A Dedication to Your Passion Without Wrecking Your Life
I write this from the road… Indianapolis, March 2025
With Martin Atkins - PPIM in Chicago, March 2025
I read Nick Cave’s Red Hand Files this morning and came across this question, which I too identify with. Nick answered it the same as I would, but this has been something I have discussed with others recently and wanted to put it down in words.
In some ways, art is no different than anything else in life. Being creative is a gift and I believe we have a duty to use all of our gifts, not using your gifts is sinful even. God has given you something to enjoy and to glorify him with and you, for your own reasons, decided you didn’t want to use it.
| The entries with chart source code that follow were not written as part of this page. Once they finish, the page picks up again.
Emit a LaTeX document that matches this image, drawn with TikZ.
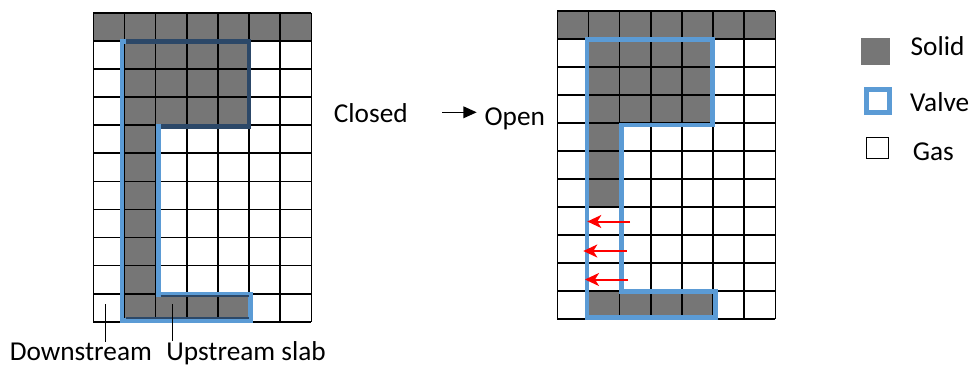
\documentclass[tikz,border=0pt]{standalone}
\usepackage{fontspec}
\setmainfont{Carlito}
\usetikzlibrary{arrows.meta}

\definecolor{solidgray}{RGB}{118,118,118}
\definecolor{valveblue}{RGB}{91,155,213}
\definecolor{valvenavy}{RGB}{44,72,104}

\tikzset{
  cellline/.style={black, line width=1.6pt},
  solidcell/.style={fill=solidgray},
  valve/.style={valveblue, line width=4.6pt, line join=miter, line cap=rect},
  valveshut/.style={valvenavy, line width=4.6pt, line join=miter},
  valveedge/.style={valvenavy, line width=2.2pt},
  label/.style={inner sep=0pt, anchor=base west, font=\fontsize{27.3pt}{32pt}\selectfont},
  leader/.style={black, line width=1.2pt},
  flowarrow/.style={black, line width=1.2pt, -{Triangle[length=13.3pt,width=11.7pt]}},
  leak/.style={red, line width=2pt, -{Stealth[length=14pt,width=13pt,inset=4pt]}},
}

\begin{document}
\begin{tikzpicture}[x=1pt,y=-1pt]
\useasboundingbox (0,0) rectangle (973,365);

% ---------- closed state ----------
\begin{scope}[shift={(93.3,12.7)}, x=31.15pt, y=-28.1pt]
  \fill[solidcell] (0,0) rectangle (7,1);
  \fill[solidcell] (1,1) rectangle (5,4);
  \fill[solidcell] (1,4) rectangle (2,10);
  \fill[solidcell] (1,10) rectangle (5,11);
  \foreach \i in {0,...,7} \draw[cellline] (\i,0) -- (\i,11);
  \foreach \j in {0,...,11} \draw[cellline] (0,\j) -- (7,\j);
\end{scope}
\draw[valve] (122,41.3) -- (122,320.5) -- (250.5,320.5) -- (250.5,294.5)
  -- (158.5,294.5) -- (158.5,126.7) -- (249,126.7) -- (249,41.3) -- cycle;
\draw[valveshut] (126,41.3) -- (249,41.3) -- (249,126.7) -- (160.8,126.7);
\draw[valveedge] (160.8,296) -- (248.5,296);
\draw[valveedge] (126,317.6) -- (248.5,317.6);

% ---------- open state ----------
\begin{scope}[shift={(557.3,10.7)}, x=31.15pt, y=-28.05pt]
  \fill[solidcell] (0,0) rectangle (7,1);
  \fill[solidcell] (1,1) rectangle (5,4);
  \fill[solidcell] (1,4) rectangle (2,7);
  \fill[solidcell] (1,10) rectangle (5,11);
  \foreach \i in {0,...,7} \draw[cellline] (\i,0) -- (\i,11);
  \foreach \j in {0,...,11} \draw[cellline] (0,\j) -- (7,\j);
\end{scope}
\draw[valve] (587,39.5) -- (587,317.2) -- (715.2,317.2) -- (715.2,291.5)
  -- (621.5,291.5) -- (621.5,125) -- (712.5,125) -- (712.5,39.5) -- cycle;

% gas leaking out through the open gap
\coordinate (leak1s) at (630,221.5);   \coordinate (leak1e) at (587.3,221.5);
\coordinate (leak2s) at (626.7,251);   \coordinate (leak2e) at (583.3,251);
\coordinate (leak3s) at (628.3,279.5); \coordinate (leak3e) at (585,279.5);
\draw[leak] (leak1s) -- (leak1e);
\draw[leak] (leak2s) -- (leak2e);
\draw[leak] (leak3s) -- (leak3e);

% ---------- state change ----------
\node[label] (closed) at (333.7,122.7) {Closed};
\node[label] (open) at (484.4,125) {Open};
\draw[flowarrow] ([xshift=34.2pt,yshift=10.4pt]closed.base east)
  -- ([xshift=-7.7pt,yshift=12.7pt]open.base west);

% ---------- slab labels ----------
\node[label] (down) at (9.6,360) {Downstream};
\node[label] (up) at (166.2,360) {Upstream slab};
\coordinate (downpt) at (105.5,304);
\coordinate (uppt) at (172.7,304);
\draw[leader] (downpt) -- (downpt |- down.north);
\draw[leader] (uppt) -- (uppt |- up.north);

% ---------- legend ----------
\fill[solidcell] (861,38.3) rectangle (890,65);
\draw[valveblue, line width=5pt] (866.5,89.5) rectangle (889,112.5);
\draw[black, line width=1.5pt] (866.7,137.5) rectangle (888.5,158.5);
\node[label] (lsolid) at (910.4,55) {Solid};
\node[label] (lvalve) at (910,111.7) {Valve};
\node[label] (lgas) at (912.7,160) {Gas};
\end{tikzpicture}
\end{document}
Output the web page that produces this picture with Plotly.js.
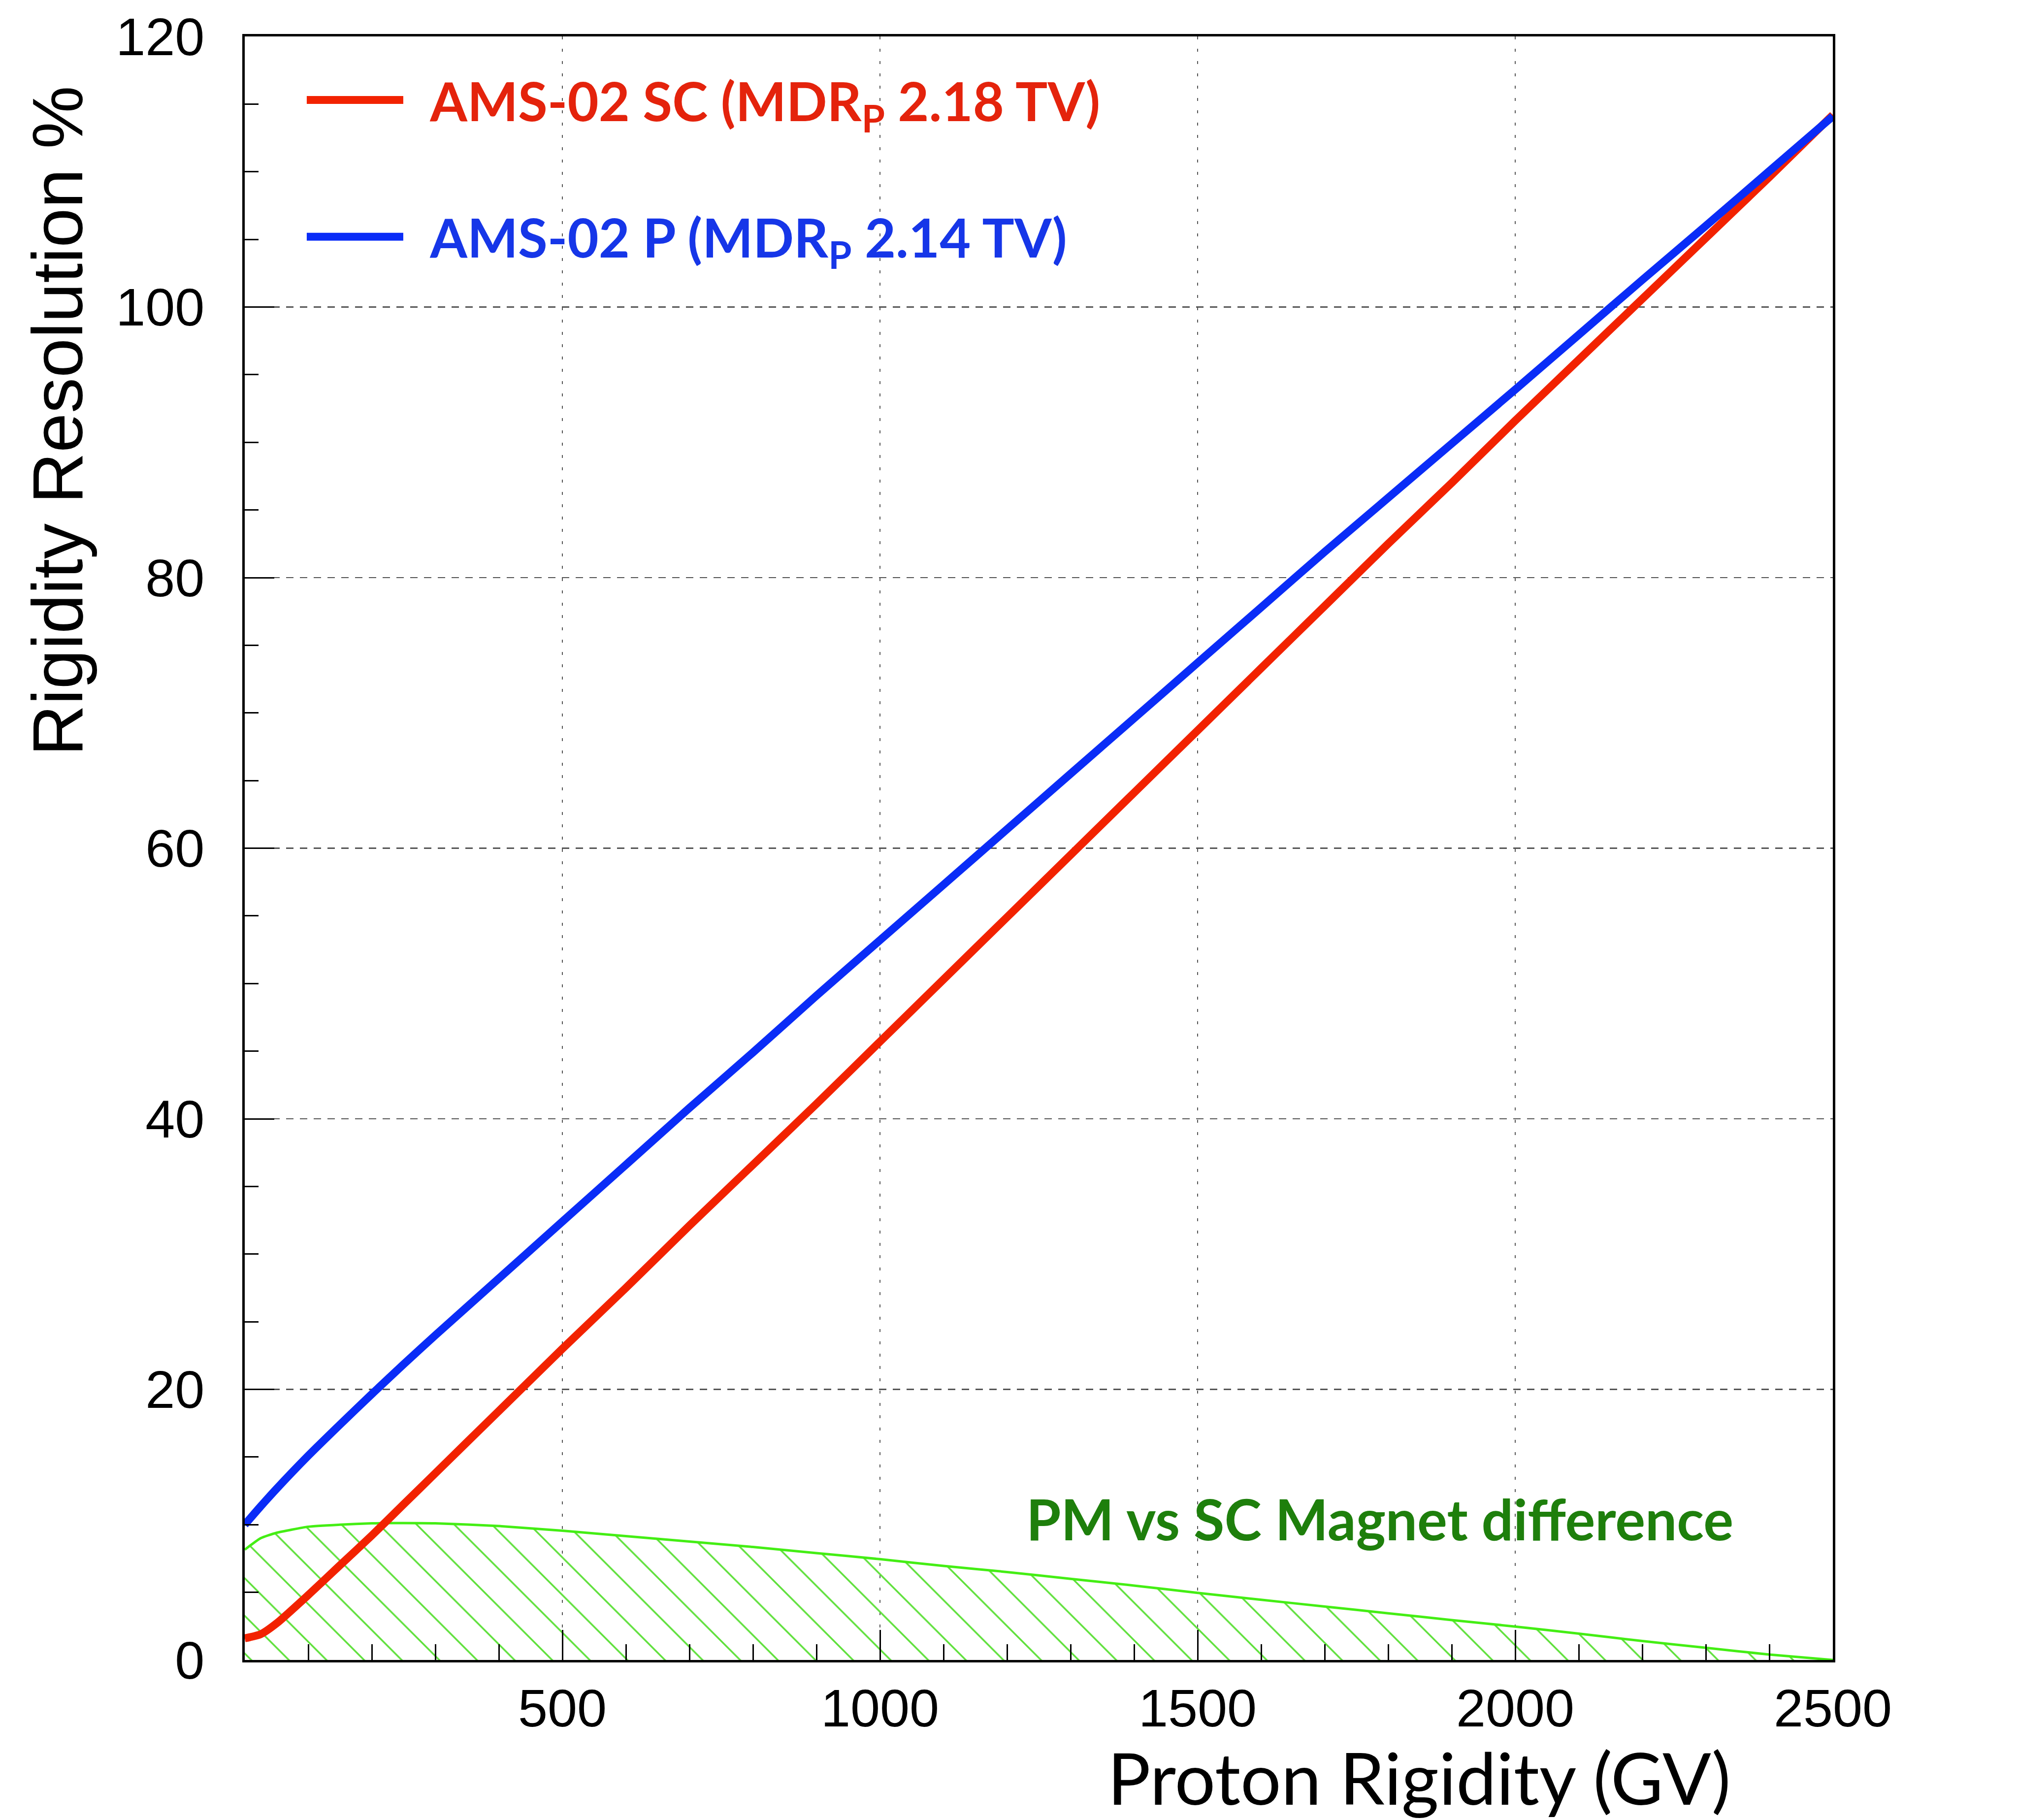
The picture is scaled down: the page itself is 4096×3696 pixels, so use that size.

Now, there might be a legitimate reason for you to put it aside for a time, or forever, but these tend to be the exceptions, not the rule and it is not what I am speaking to here. Too often I am given a counterargument that is personal and anecdotal and does not adequately address my larger argument. I am not interested in those, you have to ask yourself whether what I say applies to you or not. If it does, great, let's chat about why these things happen, if not, I don’t need to hear the reasons/excuses.
Some people are given extraordinary talents and things come very easy to them. Some of us, in a category I’d put myself, are given a love of something so powerful that we work our way into the talent. This is an equal, but different gift. Learning to play an instrument is hard. I’ve been playing guitar for thirty-something years and I still struggle with the bass guitar, not to mention the piano and other instruments. However, the piano being difficult for me is a major reason why I get so much more pleasure out of it these days than I do playing the guitar. Not that I can’t still learn on the guitar, but I can pretty much do whatever I want to on it. I can’t play “Eruption” or Bach, but I don’t want to.
Perhaps the hardest thing to do, in my opinion, is to write a great song. As I always say, after years with the Beatles, Paul McCartney still wrote “Having a Wonderful Christmas Time”; being a genius even doesn’t mean everything you do is great, You still suck 99% of the time. You can never rest on your laurels, Bob Dylan says he has no idea where the songs in the 60’s came from, they just sort of appeared, and he’s spent the rest of his life trying to get back there. The pursuit of this greatness can be something you fall into no different than an addiction.
I say all that because, for a lot of us, this is a passion that burns on fuel from a tank that rarely goes empty. As I discussed with Martin Atkins recently while visiting Chicago, I struggle to focus on everything in life, except music. I can go to the basement, pick up an instrument and work non-stop until I crash from exhaustion. It would be really easy to neglect my family. Even to neglect my family in the name of my duty to my God-given gift. But, that would not glorify God, that would not serve the people I’ve promised to love and it would not ultimately serve me either.
This is where it does become a bit subjective - having an infant, or having one child, is different from someone who has a teenager or multiple children. I can’t tell you what that balance looks like, only that the balance is what you should be striving for. If you’ve put your paints and canvases or your instruments away in favor of serving your family, ask yourself why you didn’t carve out a little time for them? Too often I’ve heard, “well I wasn’t going to be famous” or some other BS. Sometimes picking up a guitar, alone in your room and cranking out one verse of “Free Fallin’” is enough to redirect the course of your day… is that not enough beauty for you?
My creative brain doesn’t ever turn off. I’ll be at my daughter’s hockey practice and think of something and get out my phone and write it down. You have to always be thinking creatively, but I am there watching her and engaging in her life and spiritually present with her. The farther we get in life, the less it’s about carving out large chunks of time and the more it’s about making the most of the little crumbs that we have. Quality over quantity. Small, frequent consistency over long, intermittent spells.
I certainly don’t have all the answers, but I am endlessly thinking of how to be a better writer and a better man. Nobody gets anywhere in anything by thinking you have it all figured out.